Air combat – where to from here?
19 Oct 2012|
A mass formation of 16 F/A-18F Super Hornets fly's over South East Queensland.

The recent Australian National Audit Office reports on the current and future air combat capability highlighted the risk and potential cost of keeping the 1980s vintage Hornets flying until they are replaced by the F-35 Joint Strike Fighter. It isn’t the ANAO’s job to look at the policy options for dealing with the risks they identified, but their findings clearly beg the question of what to do.

There are three broad options: stick with the current plan of managing the ageing Hornets until the F-35 is mature and established in service elsewhere; bite the bullet and move to the F-35 sooner to reduce the risk that the Hornets won’t go the distance; or make a further purchase of Super Hornets to add to the existing fleet of 24 Super Hornets acquired in 2006 to de-risk the then planned transition from F-111 to F-35 between 2010 and 2014. For reasons explained below, the logic of the situation is increasingly pointing to a further Super-hornet buy.

Sticking with the current plan has the advantage of not requiring extra resources in the next few years—a real attraction from the point of view of a government with a finely balanced budget. The downside is that the Hornets will become increasingly expensive to maintain towards the end of the decade, while offering a progressively lower return in capability terms.

Moving a purchase of the F-35 forward means that we would essentially reverse the judgements that have been made (and in some cases forced upon us by events) in recent years regarding the desirability of buying early in the production phase. Given that the USAF won’t operate the F-35 until 2018 or so, we’d be really jumping in the deep end to move earlier—and we’d pay more for the privilege.

The final option is more Super Hornets. The recent decision to upgrade 12 of the RAAF’s 24 Super Hornets to EF-18G ‘Growler’ electronic warfare status opens the door for a purchase of another tranche. Either the current aircraft could be left in their strike fighter configuration and the Growlers bought off the production line—which would obviate the need to take aircraft offline for upgrading and might also be less expensive than modifying existing aircraft—or simply by buying new strike fighters to maintain the fleet’s numbers while upgrading half the current fleet.

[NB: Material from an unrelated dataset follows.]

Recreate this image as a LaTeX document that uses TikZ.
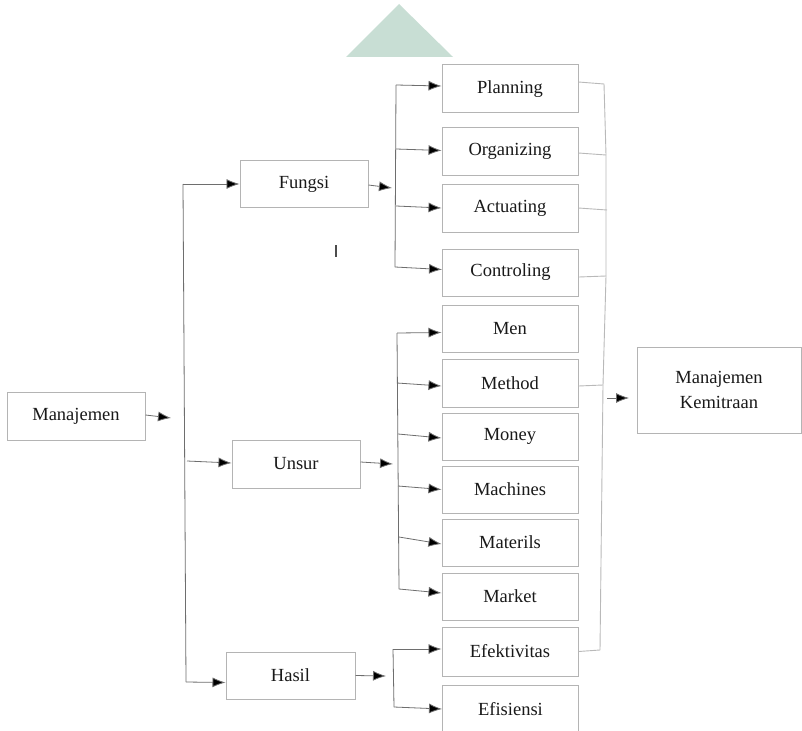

That decision would have longer term force structure consequences. The Growler decision strengthened the case for retaining the Super Hornets beyond their originally conceived interim role in order to have an electronic warfare capability. Buying more Super Hornets all but closes the door on replacing them in the short to medium term with F-35s. We’d be effectively deciding to operate a mixed fleet to 2030 or even beyond—negating one of the drivers for the F-35 decision in the first place—and the policy of ‘around 100 F-35s’ would as good as dead.

Whatever we do, it’s going to be a matter of deciding what degree of risk we’re going to accept and/or how much we’re prepared to pay to mitigate it. And here’s where we have to get away from talking about air combat as an abstraction. The risks we are trying to mitigate are those posed to Australia’s security by the armed forces of other nations, not whether someone, somewhere has an aircraft in inventory better than ours. Historically we’ve either supported our major allies when their interests were threatened (thereby also protecting our own) or—once, briefly—by defending our own territory when it came under attack.

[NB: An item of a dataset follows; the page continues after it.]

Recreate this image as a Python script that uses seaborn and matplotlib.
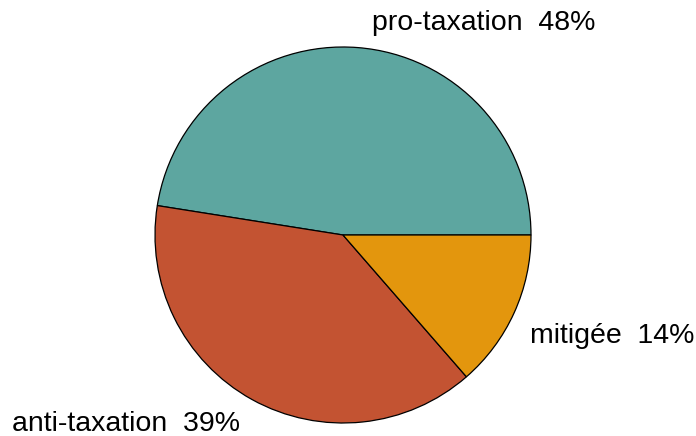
import matplotlib
matplotlib.use("Agg")
import matplotlib.pyplot as plt
import seaborn as sns

categories = ["pro-taxation", "anti-taxation", "mitigée"]
shares = [47.5, 38.9, 13.6]
pct_labels = ["48%", "39%", "14%"]
colors = ["#5DA6A0", "#C35332", "#E3960D"]

sns.set_theme(style="white")
plt.rcParams['font.family'] = ['Liberation Sans', 'DejaVu Sans']

fig = plt.figure(figsize=(6.96, 4.36), dpi=100)
cx, cy, r = 343, 235, 188
W, H = 696, 436
ax = fig.add_axes([(cx - r) / W, (H - cy - r) / H, 2 * r / W, 2 * r / H])

labels = [f"{c}  {p}" for c, p in zip(categories, pct_labels)]
wedges, texts = ax.pie(shares, labels=labels, colors=colors, startangle=0,
                       counterclock=True, labeldistance=1.12,
                       wedgeprops=dict(edgecolor="black", linewidth=0.9),
                       textprops=dict(fontsize=20.5, color="black"))
# label placement (style): left/right anchored, baseline positions
label_pos = [(0.154, 1.09, "left"), (-0.548, -1.043, "right"), (0.995, -0.574, "left")]
for t, (x, y, ha) in zip(texts, label_pos):
    t.set_position((x, y))
    t.set_ha(ha)
    t.set_va("baseline")
ax.set_xlim(-1, 1)
ax.set_ylim(-1, 1)
ax.set_aspect("equal")
ax.axis("off")
fig.savefig("out.png", dpi=100)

Looking out for at least the next decade and potentially beyond, it’s hard to see a threat to Australia’s territory that Super Hornets supported by new tankers and airborne early warning aircraft couldn’t deal with—none of the near neighbours have the capability of projecting the forces needed to so do and we’d have warning time of any attempt to develop them. Any major power would incur the interest of other major powers long before they were getting out the air staff planning maps for our part of the world. So that leaves us with support to our major ally. Here a contribution of Super Hornets and (especially) Growlers would be both credible and useful. Looked at that way, a fully-operational F-35 is ‘sufficient but not necessary’ for the foreseeable future.

What happens next comes down to whether the government wants to shoulder the risks with the Hornet fleet identified by the ANAO and others, or to effectively insure against that by buying more Super Hornets. Both are plausible options given the lack of a credible air threat, but they have different risk and cost profiles.

Andrew Davies is senior analyst for defence capability at ASPI and executive editor of The Strategist. Image courtesy of Department of Defence.